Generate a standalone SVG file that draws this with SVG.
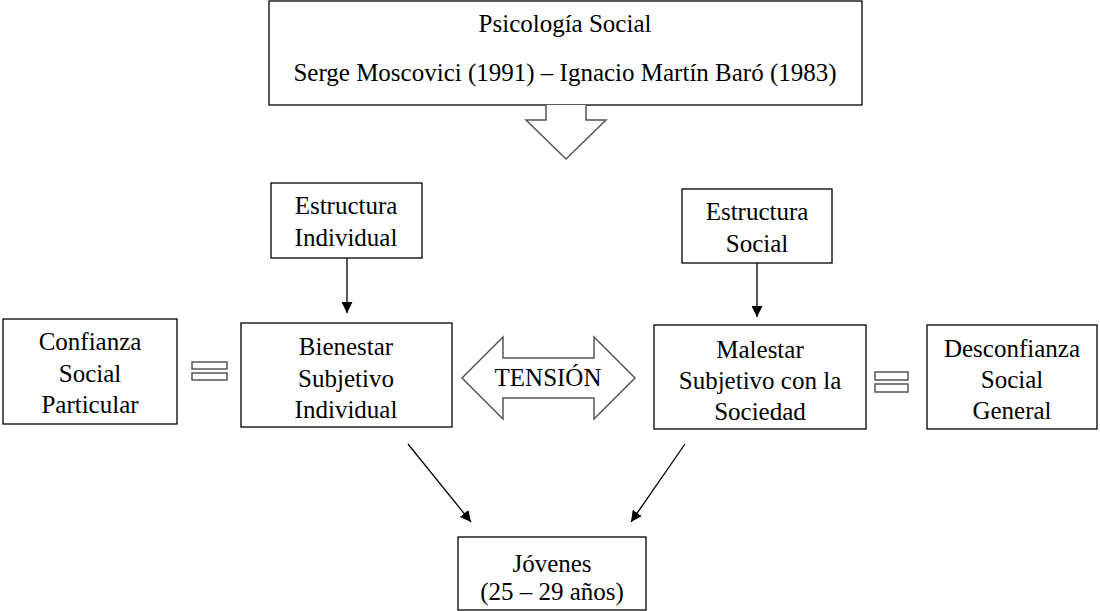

--

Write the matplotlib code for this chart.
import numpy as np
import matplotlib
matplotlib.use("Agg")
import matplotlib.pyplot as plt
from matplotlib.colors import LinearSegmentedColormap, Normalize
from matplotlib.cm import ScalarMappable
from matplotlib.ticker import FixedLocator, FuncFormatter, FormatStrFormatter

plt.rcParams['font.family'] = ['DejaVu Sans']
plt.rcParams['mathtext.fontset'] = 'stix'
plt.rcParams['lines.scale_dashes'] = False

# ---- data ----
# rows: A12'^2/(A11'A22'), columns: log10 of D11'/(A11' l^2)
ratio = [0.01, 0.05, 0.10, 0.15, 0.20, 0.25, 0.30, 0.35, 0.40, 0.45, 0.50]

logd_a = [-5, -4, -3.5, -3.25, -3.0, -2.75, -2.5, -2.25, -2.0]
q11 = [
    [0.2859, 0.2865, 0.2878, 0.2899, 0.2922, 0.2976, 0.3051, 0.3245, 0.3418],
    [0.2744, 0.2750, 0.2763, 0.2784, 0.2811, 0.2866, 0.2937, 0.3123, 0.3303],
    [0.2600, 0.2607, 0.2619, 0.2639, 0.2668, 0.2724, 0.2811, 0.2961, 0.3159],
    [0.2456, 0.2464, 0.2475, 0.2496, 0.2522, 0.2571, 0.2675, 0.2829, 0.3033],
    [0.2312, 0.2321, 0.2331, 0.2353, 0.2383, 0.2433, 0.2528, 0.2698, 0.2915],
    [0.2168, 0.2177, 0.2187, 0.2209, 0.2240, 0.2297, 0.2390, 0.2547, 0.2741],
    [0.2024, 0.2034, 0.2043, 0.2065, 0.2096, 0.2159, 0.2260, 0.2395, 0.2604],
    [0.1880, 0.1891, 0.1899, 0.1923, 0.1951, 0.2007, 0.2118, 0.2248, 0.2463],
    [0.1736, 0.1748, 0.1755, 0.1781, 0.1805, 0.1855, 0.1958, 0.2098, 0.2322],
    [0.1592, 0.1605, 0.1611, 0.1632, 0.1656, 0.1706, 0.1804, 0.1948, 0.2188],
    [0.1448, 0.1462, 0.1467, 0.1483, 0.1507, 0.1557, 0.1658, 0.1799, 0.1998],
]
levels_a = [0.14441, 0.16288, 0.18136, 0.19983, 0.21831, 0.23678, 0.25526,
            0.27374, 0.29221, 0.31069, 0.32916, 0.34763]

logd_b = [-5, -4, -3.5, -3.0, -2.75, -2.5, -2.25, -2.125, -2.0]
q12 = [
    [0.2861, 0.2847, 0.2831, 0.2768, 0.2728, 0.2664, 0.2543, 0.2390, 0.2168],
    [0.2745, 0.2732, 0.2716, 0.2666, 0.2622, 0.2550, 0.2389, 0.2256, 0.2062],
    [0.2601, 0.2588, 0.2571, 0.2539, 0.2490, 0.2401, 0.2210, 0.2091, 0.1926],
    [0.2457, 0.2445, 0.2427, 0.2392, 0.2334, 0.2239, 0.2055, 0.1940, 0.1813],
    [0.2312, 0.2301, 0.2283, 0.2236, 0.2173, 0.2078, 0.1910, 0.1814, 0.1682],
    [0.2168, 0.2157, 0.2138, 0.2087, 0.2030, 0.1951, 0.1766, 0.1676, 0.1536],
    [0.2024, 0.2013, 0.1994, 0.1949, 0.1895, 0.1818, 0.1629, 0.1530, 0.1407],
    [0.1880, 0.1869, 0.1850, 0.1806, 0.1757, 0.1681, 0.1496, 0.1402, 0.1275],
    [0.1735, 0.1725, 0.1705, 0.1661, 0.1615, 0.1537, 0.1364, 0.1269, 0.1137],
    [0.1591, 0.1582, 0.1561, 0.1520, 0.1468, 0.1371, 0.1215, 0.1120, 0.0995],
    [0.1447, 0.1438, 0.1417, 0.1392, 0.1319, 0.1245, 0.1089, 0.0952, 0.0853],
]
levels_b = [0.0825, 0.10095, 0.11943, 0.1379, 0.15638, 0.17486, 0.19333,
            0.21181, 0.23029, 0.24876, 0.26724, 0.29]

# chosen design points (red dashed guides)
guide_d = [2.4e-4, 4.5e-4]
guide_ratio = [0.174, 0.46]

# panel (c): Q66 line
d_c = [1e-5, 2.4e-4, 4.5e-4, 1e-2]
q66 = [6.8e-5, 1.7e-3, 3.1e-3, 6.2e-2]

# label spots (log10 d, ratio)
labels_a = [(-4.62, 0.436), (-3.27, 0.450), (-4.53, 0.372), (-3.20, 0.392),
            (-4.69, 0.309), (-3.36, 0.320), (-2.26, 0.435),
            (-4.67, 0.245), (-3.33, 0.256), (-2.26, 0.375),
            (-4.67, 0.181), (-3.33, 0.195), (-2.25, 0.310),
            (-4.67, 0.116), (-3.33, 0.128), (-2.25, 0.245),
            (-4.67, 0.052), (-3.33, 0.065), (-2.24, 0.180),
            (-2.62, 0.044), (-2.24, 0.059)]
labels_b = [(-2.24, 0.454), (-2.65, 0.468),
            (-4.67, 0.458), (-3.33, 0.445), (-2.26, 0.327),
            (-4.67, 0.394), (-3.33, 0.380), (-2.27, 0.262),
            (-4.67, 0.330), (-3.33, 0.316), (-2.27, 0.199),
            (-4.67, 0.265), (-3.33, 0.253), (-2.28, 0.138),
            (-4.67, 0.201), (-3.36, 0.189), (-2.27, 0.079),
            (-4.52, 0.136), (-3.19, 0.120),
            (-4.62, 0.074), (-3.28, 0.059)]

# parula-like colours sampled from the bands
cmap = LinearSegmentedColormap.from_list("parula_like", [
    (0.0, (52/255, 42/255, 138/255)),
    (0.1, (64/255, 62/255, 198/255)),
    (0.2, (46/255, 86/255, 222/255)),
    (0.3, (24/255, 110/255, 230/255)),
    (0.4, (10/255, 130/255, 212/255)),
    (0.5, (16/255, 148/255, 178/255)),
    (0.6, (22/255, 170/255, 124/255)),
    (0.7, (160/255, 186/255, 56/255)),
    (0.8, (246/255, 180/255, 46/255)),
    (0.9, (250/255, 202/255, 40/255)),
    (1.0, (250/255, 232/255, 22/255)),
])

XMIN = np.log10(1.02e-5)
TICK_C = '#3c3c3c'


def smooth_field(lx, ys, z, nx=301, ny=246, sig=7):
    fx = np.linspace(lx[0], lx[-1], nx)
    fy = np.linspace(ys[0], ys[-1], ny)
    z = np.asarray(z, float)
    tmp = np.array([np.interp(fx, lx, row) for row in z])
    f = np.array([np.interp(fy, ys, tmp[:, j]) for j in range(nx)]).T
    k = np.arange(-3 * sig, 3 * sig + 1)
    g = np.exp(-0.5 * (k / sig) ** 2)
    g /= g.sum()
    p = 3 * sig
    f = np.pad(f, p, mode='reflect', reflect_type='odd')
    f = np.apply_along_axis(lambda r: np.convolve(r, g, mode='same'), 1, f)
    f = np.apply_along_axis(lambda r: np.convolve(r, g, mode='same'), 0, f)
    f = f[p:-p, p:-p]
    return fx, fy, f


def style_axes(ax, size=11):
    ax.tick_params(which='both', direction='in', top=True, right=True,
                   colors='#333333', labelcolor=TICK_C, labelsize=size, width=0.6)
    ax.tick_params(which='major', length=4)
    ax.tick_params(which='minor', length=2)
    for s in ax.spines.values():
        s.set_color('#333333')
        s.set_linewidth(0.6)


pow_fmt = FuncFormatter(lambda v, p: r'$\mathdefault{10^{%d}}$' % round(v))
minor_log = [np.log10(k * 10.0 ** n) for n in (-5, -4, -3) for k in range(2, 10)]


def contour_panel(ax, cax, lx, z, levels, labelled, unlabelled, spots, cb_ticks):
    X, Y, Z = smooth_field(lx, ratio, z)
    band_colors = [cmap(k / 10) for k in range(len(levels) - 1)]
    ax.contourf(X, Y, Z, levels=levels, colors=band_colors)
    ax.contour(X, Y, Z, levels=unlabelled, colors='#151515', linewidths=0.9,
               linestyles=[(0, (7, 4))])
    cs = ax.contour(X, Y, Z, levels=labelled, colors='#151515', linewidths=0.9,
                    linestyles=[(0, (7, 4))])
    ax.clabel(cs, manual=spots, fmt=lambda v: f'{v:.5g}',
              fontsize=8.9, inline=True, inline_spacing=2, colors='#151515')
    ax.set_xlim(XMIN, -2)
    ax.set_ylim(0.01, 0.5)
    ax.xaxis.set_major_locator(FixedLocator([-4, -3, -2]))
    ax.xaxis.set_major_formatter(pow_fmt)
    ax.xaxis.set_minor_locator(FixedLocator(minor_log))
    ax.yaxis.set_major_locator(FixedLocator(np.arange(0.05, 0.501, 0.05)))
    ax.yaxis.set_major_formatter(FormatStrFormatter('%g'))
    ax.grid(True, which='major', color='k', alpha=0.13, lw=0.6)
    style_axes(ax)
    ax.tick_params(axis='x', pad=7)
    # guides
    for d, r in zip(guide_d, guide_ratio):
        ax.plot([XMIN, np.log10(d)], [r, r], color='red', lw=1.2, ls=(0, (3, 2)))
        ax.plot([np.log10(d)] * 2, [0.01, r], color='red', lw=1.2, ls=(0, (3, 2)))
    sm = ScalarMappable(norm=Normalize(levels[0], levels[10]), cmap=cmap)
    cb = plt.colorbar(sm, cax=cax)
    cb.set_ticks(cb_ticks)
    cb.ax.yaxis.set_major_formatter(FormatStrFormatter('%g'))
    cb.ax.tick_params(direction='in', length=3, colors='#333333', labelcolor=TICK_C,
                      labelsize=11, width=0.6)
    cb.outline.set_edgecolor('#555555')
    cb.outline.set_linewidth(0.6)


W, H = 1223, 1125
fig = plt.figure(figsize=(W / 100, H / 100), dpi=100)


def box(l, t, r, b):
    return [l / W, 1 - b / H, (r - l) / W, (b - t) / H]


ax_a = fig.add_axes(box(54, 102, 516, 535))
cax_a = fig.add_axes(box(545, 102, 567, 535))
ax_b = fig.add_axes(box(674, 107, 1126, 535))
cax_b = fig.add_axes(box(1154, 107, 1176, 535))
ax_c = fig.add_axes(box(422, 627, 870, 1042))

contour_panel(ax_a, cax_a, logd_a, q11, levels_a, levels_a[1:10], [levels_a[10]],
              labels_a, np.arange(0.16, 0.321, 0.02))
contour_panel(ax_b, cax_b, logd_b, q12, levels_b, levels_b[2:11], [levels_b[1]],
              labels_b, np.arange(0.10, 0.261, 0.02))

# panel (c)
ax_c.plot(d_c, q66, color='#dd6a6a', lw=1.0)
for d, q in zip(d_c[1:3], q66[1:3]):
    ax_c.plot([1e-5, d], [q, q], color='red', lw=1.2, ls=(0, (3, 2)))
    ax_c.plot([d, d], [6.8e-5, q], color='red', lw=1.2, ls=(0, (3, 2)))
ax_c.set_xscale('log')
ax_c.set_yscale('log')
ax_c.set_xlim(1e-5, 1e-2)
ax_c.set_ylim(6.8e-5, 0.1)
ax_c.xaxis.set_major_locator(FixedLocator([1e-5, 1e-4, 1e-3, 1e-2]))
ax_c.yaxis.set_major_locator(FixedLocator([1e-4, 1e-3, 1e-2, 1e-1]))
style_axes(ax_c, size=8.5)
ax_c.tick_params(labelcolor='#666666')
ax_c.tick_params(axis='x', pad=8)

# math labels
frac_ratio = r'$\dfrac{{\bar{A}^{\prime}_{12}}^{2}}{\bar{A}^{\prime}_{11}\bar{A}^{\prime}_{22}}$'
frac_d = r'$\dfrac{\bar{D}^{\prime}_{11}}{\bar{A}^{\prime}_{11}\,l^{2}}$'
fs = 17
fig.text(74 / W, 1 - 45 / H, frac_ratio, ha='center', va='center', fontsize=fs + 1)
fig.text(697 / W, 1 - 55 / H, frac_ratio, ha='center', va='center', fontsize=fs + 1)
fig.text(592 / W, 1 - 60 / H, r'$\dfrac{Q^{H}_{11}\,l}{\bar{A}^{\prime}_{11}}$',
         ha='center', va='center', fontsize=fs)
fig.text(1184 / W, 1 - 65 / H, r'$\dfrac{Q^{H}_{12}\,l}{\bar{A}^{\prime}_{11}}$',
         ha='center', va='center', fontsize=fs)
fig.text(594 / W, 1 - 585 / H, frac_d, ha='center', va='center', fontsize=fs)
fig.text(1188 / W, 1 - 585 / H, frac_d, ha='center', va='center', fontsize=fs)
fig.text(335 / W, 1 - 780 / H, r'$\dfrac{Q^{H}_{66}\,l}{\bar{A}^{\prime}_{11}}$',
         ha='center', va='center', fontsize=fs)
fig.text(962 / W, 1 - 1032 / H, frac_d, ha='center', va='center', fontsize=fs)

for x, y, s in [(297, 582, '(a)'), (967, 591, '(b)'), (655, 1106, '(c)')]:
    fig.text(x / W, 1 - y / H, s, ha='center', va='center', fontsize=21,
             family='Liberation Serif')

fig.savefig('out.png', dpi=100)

What to work on
Keep both end lines and retype everything in the records above from the line containing "Write the matplotlib code for this chart." through the line containing "0.27374, 0.29221, 0.31069, 0.32916, 0.34763]", exactly, with nothing else.

Complete response
Write the matplotlib code for this chart.
import numpy as np
import matplotlib
matplotlib.use("Agg")
import matplotlib.pyplot as plt
from matplotlib.colors import LinearSegmentedColormap, Normalize
from matplotlib.cm import ScalarMappable
from matplotlib.ticker import FixedLocator, FuncFormatter, FormatStrFormatter

plt.rcParams['font.family'] = ['DejaVu Sans']
plt.rcParams['mathtext.fontset'] = 'stix'
plt.rcParams['lines.scale_dashes'] = False

# ---- data ----
# rows: A12'^2/(A11'A22'), columns: log10 of D11'/(A11' l^2)
ratio = [0.01, 0.05, 0.10, 0.15, 0.20, 0.25, 0.30, 0.35, 0.40, 0.45, 0.50]

logd_a = [-5, -4, -3.5, -3.25, -3.0, -2.75, -2.5, -2.25, -2.0]
q11 = [
    [0.2859, 0.2865, 0.2878, 0.2899, 0.2922, 0.2976, 0.3051, 0.3245, 0.3418],
    [0.2744, 0.2750, 0.2763, 0.2784, 0.2811, 0.2866, 0.2937, 0.3123, 0.3303],
    [0.2600, 0.2607, 0.2619, 0.2639, 0.2668, 0.2724, 0.2811, 0.2961, 0.3159],
    [0.2456, 0.2464, 0.2475, 0.2496, 0.2522, 0.2571, 0.2675, 0.2829, 0.3033],
    [0.2312, 0.2321, 0.2331, 0.2353, 0.2383, 0.2433, 0.2528, 0.2698, 0.2915],
    [0.2168, 0.2177, 0.2187, 0.2209, 0.2240, 0.2297, 0.2390, 0.2547, 0.2741],
    [0.2024, 0.2034, 0.2043, 0.2065, 0.2096, 0.2159, 0.2260, 0.2395, 0.2604],
    [0.1880, 0.1891, 0.1899, 0.1923, 0.1951, 0.2007, 0.2118, 0.2248, 0.2463],
    [0.1736, 0.1748, 0.1755, 0.1781, 0.1805, 0.1855, 0.1958, 0.2098, 0.2322],
    [0.1592, 0.1605, 0.1611, 0.1632, 0.1656, 0.1706, 0.1804, 0.1948, 0.2188],
    [0.1448, 0.1462, 0.1467, 0.1483, 0.1507, 0.1557, 0.1658, 0.1799, 0.1998],
]
levels_a = [0.14441, 0.16288, 0.18136, 0.19983, 0.21831, 0.23678, 0.25526,
            0.27374, 0.29221, 0.31069, 0.32916, 0.34763]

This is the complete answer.